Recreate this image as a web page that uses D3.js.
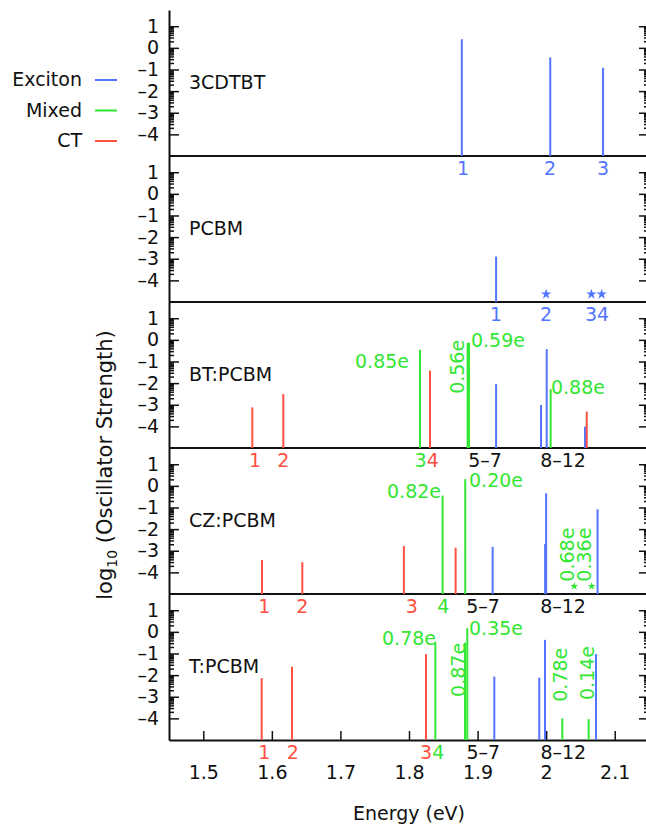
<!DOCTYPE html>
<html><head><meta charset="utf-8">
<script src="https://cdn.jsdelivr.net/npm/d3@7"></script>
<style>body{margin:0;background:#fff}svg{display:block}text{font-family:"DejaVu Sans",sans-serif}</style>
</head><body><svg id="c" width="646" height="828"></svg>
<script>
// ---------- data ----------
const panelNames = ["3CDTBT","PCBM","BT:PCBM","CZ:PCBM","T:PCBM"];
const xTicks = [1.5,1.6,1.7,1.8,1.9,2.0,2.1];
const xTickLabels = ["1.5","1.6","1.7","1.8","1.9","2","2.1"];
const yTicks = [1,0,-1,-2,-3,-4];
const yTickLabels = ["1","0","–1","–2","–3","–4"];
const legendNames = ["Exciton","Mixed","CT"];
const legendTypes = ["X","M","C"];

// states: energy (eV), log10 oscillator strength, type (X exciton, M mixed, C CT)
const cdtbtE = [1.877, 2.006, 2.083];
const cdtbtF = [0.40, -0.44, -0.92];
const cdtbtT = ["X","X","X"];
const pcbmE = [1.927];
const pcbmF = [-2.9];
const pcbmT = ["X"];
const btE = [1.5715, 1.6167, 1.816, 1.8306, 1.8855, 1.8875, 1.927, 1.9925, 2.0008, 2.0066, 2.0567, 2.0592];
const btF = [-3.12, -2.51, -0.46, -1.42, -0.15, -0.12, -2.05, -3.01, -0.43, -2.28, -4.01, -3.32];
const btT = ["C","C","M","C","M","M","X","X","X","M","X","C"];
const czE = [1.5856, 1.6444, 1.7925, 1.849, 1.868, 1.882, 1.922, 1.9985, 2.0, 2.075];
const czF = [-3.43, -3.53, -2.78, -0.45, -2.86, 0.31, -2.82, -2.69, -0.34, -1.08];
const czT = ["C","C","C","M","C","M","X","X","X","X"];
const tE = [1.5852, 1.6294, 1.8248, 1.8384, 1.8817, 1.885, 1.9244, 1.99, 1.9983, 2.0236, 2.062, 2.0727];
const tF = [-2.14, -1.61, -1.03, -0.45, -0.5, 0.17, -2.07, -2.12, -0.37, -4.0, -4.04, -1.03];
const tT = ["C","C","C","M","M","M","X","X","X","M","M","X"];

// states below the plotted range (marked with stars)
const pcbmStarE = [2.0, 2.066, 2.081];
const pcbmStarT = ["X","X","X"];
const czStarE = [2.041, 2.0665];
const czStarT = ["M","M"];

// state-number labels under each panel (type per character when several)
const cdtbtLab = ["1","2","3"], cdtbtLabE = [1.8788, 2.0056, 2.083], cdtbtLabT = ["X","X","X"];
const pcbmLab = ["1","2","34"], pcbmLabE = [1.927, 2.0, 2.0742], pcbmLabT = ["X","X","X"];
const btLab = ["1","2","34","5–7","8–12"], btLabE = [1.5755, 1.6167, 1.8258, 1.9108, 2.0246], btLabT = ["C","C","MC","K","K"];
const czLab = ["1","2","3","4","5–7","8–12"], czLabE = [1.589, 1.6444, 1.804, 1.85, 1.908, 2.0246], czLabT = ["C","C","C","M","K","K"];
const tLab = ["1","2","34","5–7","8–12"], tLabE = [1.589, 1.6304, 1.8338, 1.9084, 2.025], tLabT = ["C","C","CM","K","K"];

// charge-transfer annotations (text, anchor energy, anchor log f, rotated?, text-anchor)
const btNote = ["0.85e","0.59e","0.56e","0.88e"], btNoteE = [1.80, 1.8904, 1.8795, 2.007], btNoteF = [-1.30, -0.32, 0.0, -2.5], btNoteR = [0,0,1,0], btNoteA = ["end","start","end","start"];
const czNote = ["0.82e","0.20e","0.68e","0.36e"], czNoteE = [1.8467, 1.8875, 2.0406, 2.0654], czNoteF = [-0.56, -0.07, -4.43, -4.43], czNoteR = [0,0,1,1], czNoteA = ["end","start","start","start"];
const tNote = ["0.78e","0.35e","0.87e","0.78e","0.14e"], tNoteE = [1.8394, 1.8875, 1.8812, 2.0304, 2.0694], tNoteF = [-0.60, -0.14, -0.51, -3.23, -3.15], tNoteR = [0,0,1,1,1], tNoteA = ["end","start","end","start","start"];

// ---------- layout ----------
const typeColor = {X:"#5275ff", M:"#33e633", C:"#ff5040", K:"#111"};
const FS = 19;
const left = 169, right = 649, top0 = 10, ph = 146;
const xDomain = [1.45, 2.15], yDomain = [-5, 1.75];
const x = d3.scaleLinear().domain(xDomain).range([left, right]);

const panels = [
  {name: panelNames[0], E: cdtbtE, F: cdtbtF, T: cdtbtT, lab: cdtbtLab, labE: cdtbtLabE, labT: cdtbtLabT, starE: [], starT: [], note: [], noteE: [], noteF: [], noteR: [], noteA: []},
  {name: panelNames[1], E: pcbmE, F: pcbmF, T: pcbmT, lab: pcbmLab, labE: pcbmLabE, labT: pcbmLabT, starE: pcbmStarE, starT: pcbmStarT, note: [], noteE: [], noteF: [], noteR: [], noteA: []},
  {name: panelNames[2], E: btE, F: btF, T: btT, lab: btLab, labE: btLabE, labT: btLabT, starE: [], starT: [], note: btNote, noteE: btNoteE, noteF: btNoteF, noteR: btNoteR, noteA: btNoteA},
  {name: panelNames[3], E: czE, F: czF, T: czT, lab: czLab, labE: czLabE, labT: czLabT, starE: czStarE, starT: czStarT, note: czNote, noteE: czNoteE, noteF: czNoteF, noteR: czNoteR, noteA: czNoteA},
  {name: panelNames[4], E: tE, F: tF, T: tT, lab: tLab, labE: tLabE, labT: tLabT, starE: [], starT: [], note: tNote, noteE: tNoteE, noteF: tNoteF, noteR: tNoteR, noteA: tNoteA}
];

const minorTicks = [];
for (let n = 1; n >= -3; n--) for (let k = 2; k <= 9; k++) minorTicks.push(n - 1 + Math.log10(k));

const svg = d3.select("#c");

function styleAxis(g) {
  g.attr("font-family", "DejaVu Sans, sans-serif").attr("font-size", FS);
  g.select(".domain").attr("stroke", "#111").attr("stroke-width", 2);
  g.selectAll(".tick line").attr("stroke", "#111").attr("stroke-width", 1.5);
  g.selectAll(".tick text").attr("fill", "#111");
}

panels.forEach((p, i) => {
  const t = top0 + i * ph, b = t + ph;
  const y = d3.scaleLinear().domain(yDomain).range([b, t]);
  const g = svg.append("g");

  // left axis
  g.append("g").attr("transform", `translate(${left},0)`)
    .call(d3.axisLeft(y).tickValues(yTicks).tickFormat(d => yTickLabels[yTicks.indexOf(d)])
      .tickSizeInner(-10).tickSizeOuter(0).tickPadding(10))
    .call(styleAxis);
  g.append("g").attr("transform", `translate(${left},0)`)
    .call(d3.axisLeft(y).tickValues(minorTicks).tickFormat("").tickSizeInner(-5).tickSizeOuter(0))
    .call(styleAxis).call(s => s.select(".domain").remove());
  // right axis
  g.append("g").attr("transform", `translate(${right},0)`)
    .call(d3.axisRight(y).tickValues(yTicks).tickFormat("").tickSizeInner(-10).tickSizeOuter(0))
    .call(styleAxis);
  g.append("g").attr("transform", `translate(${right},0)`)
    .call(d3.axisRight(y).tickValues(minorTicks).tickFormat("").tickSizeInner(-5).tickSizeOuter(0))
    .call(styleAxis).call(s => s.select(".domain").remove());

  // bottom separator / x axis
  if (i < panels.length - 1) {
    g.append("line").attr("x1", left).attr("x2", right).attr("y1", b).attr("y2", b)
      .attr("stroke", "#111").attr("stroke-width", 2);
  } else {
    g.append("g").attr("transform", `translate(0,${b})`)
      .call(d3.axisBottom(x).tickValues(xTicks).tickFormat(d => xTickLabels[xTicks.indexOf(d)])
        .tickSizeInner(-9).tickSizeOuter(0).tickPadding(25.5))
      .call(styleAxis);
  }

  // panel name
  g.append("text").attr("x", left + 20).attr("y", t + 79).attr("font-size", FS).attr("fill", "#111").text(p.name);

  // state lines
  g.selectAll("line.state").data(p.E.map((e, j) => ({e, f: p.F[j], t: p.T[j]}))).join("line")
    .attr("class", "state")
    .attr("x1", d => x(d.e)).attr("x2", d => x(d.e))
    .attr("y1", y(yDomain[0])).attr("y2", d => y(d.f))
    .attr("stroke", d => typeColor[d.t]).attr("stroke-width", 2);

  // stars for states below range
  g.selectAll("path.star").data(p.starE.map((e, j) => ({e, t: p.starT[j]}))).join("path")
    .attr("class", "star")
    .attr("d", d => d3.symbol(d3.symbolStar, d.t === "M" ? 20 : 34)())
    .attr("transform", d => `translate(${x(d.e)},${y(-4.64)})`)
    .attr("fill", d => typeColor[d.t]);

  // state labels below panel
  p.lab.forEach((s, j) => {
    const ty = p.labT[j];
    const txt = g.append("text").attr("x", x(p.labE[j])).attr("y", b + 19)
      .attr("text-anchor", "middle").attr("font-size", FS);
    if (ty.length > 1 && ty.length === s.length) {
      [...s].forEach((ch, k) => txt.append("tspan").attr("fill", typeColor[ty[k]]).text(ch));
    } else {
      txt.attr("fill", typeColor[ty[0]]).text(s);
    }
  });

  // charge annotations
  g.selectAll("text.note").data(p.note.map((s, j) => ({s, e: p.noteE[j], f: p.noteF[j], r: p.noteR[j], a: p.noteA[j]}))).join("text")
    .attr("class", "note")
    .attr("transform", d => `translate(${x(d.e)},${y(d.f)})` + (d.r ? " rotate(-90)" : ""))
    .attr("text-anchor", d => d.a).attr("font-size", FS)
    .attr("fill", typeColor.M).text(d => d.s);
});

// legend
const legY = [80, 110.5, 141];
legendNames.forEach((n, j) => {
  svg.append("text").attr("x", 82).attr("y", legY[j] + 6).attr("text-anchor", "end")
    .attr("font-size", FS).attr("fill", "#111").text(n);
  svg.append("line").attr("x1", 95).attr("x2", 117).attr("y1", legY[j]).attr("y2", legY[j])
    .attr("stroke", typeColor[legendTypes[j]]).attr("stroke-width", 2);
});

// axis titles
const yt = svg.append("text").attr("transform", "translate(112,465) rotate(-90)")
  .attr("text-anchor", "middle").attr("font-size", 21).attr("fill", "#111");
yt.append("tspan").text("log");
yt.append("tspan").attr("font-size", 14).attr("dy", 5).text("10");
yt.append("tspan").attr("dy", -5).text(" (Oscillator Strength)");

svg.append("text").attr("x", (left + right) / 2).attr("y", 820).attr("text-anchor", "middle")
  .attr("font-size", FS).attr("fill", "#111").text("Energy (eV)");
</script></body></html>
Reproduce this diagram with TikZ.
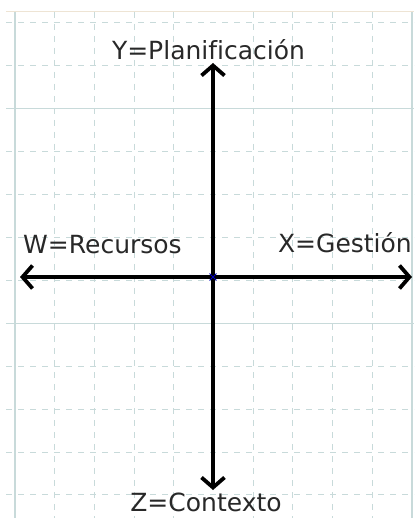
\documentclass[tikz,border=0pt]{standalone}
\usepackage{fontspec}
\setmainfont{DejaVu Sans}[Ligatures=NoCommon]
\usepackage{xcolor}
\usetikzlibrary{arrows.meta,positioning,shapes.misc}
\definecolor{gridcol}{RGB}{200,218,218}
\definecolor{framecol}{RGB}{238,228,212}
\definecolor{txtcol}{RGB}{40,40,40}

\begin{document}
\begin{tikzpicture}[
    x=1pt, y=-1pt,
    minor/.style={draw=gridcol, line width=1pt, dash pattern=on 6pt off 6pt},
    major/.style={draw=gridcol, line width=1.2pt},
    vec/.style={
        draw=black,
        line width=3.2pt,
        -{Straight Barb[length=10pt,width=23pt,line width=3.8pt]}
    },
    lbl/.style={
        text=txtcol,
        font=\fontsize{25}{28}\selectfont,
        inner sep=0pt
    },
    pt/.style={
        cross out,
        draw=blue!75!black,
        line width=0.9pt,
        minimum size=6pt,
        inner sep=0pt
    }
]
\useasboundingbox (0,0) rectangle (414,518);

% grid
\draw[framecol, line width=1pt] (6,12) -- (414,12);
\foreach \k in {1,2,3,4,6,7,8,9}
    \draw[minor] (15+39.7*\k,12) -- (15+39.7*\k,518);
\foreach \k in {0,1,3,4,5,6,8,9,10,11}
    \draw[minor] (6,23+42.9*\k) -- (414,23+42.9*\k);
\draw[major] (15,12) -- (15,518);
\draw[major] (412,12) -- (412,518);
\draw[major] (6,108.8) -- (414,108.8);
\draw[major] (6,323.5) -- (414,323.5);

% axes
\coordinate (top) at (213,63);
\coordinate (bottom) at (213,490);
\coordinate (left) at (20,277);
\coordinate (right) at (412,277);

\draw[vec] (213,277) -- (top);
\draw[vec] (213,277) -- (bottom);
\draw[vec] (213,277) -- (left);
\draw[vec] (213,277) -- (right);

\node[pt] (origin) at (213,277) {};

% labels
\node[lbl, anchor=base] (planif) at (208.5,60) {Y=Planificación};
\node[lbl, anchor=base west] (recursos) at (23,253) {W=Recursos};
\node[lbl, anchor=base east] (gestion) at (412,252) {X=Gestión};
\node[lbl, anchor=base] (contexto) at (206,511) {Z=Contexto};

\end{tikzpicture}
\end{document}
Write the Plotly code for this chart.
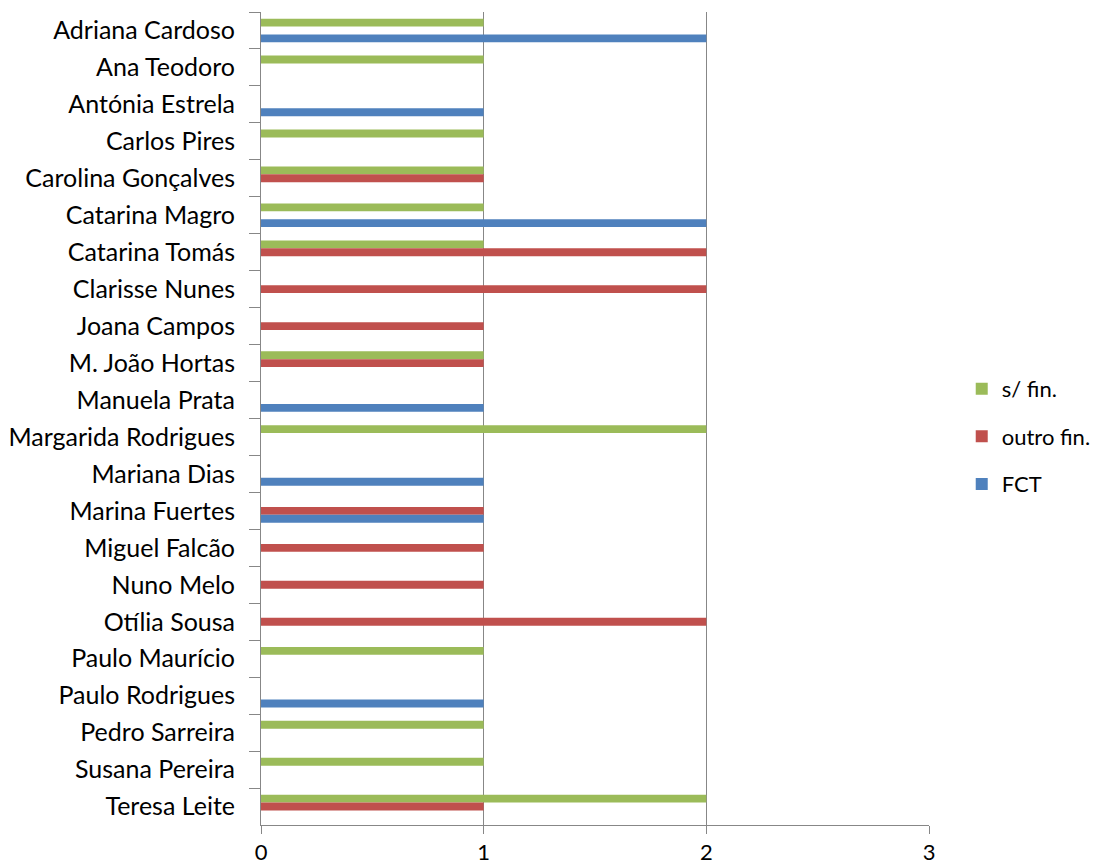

Task description: Keep the images out of the copy. Repeat word for word only the lines from the one containing "Reproduce this diagram with TikZ." through the one containing "(0,0) rectangle (414,518);", both ends included.

Written answer:
Reproduce this diagram with TikZ.
\documentclass[tikz,border=0pt]{standalone}
\usepackage{fontspec}
\setmainfont{DejaVu Sans}[Ligatures=NoCommon]
\usepackage{xcolor}
\usetikzlibrary{arrows.meta,positioning,shapes.misc}
\definecolor{gridcol}{RGB}{200,218,218}
\definecolor{framecol}{RGB}{238,228,212}
\definecolor{txtcol}{RGB}{40,40,40}

\begin{document}
\begin{tikzpicture}[
    x=1pt, y=-1pt,
    minor/.style={draw=gridcol, line width=1pt, dash pattern=on 6pt off 6pt},
    major/.style={draw=gridcol, line width=1.2pt},
    vec/.style={
        draw=black,
        line width=3.2pt,
        -{Straight Barb[length=10pt,width=23pt,line width=3.8pt]}
    },
    lbl/.style={
        text=txtcol,
        font=\fontsize{25}{28}\selectfont,
        inner sep=0pt
    },
    pt/.style={
        cross out,
        draw=blue!75!black,
        line width=0.9pt,
        minimum size=6pt,
        inner sep=0pt
    }
]
\useasboundingbox (0,0) rectangle (414,518);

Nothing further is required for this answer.